| Data rows |

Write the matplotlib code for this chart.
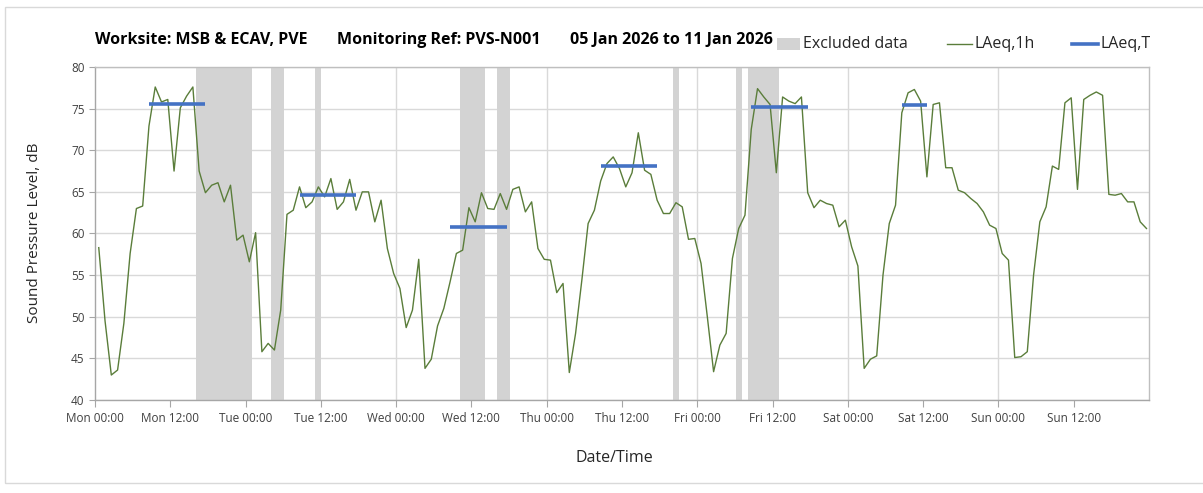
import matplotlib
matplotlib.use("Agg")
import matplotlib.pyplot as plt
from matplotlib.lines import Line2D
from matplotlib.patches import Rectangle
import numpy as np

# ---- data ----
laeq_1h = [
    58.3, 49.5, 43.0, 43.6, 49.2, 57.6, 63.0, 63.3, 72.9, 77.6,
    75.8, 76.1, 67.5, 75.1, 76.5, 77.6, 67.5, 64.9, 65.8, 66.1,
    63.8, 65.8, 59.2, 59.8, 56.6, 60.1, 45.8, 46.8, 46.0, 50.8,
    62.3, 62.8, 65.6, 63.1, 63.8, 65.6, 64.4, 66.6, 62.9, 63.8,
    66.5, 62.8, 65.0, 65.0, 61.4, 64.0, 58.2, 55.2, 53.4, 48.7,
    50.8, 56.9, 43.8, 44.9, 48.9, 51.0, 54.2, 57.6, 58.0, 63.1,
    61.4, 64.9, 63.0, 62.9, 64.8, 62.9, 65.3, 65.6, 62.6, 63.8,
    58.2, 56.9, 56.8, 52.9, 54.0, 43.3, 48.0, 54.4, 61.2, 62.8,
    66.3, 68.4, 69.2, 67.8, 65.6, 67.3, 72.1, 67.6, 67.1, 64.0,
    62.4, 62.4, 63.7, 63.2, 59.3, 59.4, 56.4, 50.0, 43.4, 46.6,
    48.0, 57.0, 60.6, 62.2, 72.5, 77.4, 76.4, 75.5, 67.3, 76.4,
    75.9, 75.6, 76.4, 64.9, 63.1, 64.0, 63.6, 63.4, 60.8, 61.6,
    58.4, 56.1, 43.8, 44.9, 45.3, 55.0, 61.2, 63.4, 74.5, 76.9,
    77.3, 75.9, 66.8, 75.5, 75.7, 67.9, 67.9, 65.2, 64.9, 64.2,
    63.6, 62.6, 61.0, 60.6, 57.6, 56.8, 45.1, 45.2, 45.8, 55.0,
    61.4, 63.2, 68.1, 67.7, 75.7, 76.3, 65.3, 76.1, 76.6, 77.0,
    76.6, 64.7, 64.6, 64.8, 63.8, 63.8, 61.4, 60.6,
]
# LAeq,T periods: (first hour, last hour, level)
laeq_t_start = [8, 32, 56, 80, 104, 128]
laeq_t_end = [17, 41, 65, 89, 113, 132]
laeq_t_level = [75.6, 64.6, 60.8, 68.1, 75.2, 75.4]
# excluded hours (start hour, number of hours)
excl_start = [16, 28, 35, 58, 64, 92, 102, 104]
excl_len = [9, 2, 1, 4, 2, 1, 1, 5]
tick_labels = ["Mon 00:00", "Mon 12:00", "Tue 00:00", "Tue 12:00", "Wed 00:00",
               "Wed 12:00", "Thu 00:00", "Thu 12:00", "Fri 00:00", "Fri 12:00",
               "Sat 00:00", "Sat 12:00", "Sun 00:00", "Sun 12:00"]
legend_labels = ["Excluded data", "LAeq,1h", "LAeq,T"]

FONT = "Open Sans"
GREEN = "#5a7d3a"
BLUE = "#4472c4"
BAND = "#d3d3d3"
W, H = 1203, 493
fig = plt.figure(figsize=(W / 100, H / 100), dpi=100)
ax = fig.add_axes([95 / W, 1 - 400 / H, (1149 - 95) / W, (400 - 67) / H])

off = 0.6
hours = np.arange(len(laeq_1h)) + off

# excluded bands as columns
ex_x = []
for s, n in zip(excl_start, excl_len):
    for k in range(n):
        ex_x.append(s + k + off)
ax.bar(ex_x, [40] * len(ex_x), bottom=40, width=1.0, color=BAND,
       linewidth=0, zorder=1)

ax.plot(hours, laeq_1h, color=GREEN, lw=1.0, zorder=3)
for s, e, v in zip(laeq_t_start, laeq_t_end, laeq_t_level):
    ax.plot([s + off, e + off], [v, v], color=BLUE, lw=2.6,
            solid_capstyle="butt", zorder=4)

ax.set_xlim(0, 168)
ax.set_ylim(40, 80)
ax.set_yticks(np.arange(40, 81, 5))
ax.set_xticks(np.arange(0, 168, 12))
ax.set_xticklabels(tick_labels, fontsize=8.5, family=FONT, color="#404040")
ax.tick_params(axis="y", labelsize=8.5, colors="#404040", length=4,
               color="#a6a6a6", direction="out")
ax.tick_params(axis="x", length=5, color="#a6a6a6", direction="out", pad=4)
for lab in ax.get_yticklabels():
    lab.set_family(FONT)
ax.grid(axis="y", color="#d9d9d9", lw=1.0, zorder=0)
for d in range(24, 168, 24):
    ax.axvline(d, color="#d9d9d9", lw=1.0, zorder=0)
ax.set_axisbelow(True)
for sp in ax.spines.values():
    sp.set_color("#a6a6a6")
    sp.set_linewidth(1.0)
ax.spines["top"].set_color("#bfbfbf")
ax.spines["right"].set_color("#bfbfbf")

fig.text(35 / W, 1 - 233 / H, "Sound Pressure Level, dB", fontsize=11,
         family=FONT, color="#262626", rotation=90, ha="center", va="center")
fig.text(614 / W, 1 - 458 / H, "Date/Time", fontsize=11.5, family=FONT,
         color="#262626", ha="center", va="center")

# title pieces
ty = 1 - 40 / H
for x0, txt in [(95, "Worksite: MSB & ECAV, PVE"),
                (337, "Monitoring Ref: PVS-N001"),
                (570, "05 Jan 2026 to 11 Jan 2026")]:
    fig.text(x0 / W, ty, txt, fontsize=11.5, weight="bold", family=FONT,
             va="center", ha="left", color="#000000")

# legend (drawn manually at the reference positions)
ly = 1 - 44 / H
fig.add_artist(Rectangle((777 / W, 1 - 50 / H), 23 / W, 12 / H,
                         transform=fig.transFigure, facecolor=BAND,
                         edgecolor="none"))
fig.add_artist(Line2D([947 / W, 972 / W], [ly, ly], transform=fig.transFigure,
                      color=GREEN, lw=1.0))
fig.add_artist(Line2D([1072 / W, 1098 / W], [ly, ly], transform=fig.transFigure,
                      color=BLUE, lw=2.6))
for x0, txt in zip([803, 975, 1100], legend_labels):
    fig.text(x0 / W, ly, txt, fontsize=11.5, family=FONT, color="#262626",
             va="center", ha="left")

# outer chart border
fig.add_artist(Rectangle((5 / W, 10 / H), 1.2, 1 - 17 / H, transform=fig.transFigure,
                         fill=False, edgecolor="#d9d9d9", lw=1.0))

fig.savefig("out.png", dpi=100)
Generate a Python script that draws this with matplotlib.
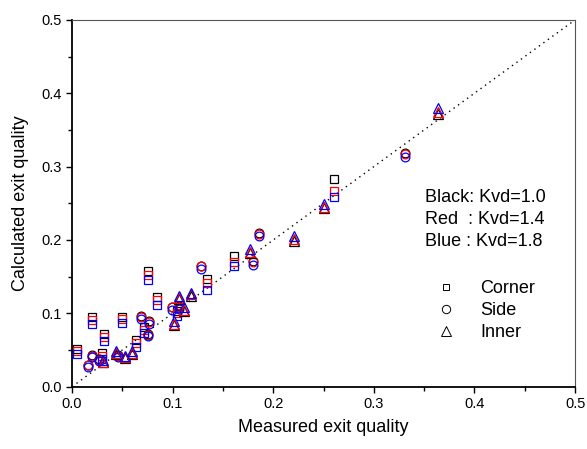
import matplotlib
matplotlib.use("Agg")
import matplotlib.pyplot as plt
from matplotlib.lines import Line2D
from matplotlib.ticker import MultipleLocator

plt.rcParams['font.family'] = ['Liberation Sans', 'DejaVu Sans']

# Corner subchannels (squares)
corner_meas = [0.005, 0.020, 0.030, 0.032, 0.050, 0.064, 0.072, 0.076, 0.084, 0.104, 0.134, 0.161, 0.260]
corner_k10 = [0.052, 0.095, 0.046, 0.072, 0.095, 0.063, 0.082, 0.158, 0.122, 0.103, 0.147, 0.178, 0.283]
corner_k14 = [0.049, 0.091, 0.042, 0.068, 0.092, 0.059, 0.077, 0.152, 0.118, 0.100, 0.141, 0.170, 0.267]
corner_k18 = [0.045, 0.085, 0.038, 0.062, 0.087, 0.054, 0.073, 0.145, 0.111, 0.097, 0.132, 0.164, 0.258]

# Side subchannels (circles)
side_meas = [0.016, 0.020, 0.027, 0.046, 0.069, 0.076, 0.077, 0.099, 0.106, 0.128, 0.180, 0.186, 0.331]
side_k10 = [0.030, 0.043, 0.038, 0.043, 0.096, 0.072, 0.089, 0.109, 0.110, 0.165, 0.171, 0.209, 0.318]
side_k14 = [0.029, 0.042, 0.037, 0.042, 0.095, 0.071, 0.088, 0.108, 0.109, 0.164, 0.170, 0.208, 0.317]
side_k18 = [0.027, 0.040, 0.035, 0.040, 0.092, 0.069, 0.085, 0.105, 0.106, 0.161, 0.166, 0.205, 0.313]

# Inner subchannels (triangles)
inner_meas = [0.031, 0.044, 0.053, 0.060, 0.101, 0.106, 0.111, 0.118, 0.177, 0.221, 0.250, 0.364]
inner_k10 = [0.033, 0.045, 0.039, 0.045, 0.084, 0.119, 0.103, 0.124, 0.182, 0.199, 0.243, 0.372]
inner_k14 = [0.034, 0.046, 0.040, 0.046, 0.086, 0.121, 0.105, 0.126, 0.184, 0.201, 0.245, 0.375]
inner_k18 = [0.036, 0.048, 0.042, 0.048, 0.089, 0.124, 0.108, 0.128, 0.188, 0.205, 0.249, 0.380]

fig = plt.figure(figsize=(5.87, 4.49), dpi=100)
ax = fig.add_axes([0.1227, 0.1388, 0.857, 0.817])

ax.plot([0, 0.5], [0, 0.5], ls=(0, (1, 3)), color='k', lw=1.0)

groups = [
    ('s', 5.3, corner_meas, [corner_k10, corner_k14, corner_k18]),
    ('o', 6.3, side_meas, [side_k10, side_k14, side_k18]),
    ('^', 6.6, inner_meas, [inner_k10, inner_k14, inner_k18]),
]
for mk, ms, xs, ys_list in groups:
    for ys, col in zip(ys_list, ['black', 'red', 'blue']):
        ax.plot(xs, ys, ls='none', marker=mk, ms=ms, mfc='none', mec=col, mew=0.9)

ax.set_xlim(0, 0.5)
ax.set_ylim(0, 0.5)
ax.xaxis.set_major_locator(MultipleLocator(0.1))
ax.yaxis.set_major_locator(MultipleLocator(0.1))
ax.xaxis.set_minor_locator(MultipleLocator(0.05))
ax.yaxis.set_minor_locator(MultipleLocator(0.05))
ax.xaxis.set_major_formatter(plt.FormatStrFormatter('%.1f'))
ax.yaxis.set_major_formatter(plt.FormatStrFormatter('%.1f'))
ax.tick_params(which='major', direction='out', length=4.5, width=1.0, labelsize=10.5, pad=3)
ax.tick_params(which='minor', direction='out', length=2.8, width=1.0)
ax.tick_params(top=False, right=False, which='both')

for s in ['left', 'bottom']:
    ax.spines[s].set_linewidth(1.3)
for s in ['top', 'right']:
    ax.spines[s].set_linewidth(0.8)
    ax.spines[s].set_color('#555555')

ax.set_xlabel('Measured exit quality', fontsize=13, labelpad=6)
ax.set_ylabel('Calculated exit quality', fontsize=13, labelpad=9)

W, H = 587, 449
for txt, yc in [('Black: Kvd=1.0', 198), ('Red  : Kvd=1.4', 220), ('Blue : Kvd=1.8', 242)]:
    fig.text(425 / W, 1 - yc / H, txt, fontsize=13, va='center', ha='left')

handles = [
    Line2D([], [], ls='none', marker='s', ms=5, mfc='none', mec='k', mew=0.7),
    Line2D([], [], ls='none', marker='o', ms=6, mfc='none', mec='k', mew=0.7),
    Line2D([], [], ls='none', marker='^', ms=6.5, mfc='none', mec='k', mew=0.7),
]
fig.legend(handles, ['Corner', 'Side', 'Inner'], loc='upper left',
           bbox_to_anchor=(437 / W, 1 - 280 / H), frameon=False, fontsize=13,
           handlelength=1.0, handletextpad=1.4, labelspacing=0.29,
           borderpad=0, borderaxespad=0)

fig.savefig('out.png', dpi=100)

| Instruction |
Repeat only what lies between the start of the data and the end of the line containing "hours = np.arange(len(laeq_1h)) + off", exactly, with pictures left out.

| The result |
Write the matplotlib code for this chart.
import matplotlib
matplotlib.use("Agg")
import matplotlib.pyplot as plt
from matplotlib.lines import Line2D
from matplotlib.patches import Rectangle
import numpy as np

# ---- data ----
laeq_1h = [
    58.3, 49.5, 43.0, 43.6, 49.2, 57.6, 63.0, 63.3, 72.9, 77.6,
    75.8, 76.1, 67.5, 75.1, 76.5, 77.6, 67.5, 64.9, 65.8, 66.1,
    63.8, 65.8, 59.2, 59.8, 56.6, 60.1, 45.8, 46.8, 46.0, 50.8,
    62.3, 62.8, 65.6, 63.1, 63.8, 65.6, 64.4, 66.6, 62.9, 63.8,
    66.5, 62.8, 65.0, 65.0, 61.4, 64.0, 58.2, 55.2, 53.4, 48.7,
    50.8, 56.9, 43.8, 44.9, 48.9, 51.0, 54.2, 57.6, 58.0, 63.1,
    61.4, 64.9, 63.0, 62.9, 64.8, 62.9, 65.3, 65.6, 62.6, 63.8,
    58.2, 56.9, 56.8, 52.9, 54.0, 43.3, 48.0, 54.4, 61.2, 62.8,
    66.3, 68.4, 69.2, 67.8, 65.6, 67.3, 72.1, 67.6, 67.1, 64.0,
    62.4, 62.4, 63.7, 63.2, 59.3, 59.4, 56.4, 50.0, 43.4, 46.6,
    48.0, 57.0, 60.6, 62.2, 72.5, 77.4, 76.4, 75.5, 67.3, 76.4,
    75.9, 75.6, 76.4, 64.9, 63.1, 64.0, 63.6, 63.4, 60.8, 61.6,
    58.4, 56.1, 43.8, 44.9, 45.3, 55.0, 61.2, 63.4, 74.5, 76.9,
    77.3, 75.9, 66.8, 75.5, 75.7, 67.9, 67.9, 65.2, 64.9, 64.2,
    63.6, 62.6, 61.0, 60.6, 57.6, 56.8, 45.1, 45.2, 45.8, 55.0,
    61.4, 63.2, 68.1, 67.7, 75.7, 76.3, 65.3, 76.1, 76.6, 77.0,
    76.6, 64.7, 64.6, 64.8, 63.8, 63.8, 61.4, 60.6,
]
# LAeq,T periods: (first hour, last hour, level)
laeq_t_start = [8, 32, 56, 80, 104, 128]
laeq_t_end = [17, 41, 65, 89, 113, 132]
laeq_t_level = [75.6, 64.6, 60.8, 68.1, 75.2, 75.4]
# excluded hours (start hour, number of hours)
excl_start = [16, 28, 35, 58, 64, 92, 102, 104]
excl_len = [9, 2, 1, 4, 2, 1, 1, 5]
tick_labels = ["Mon 00:00", "Mon 12:00", "Tue 00:00", "Tue 12:00", "Wed 00:00",
               "Wed 12:00", "Thu 00:00", "Thu 12:00", "Fri 00:00", "Fri 12:00",
               "Sat 00:00", "Sat 12:00", "Sun 00:00", "Sun 12:00"]
legend_labels = ["Excluded data", "LAeq,1h", "LAeq,T"]

FONT = "Open Sans"
GREEN = "#5a7d3a"
BLUE = "#4472c4"
BAND = "#d3d3d3"
W, H = 1203, 493
fig = plt.figure(figsize=(W / 100, H / 100), dpi=100)
ax = fig.add_axes([95 / W, 1 - 400 / H, (1149 - 95) / W, (400 - 67) / H])

off = 0.6
hours = np.arange(len(laeq_1h)) + off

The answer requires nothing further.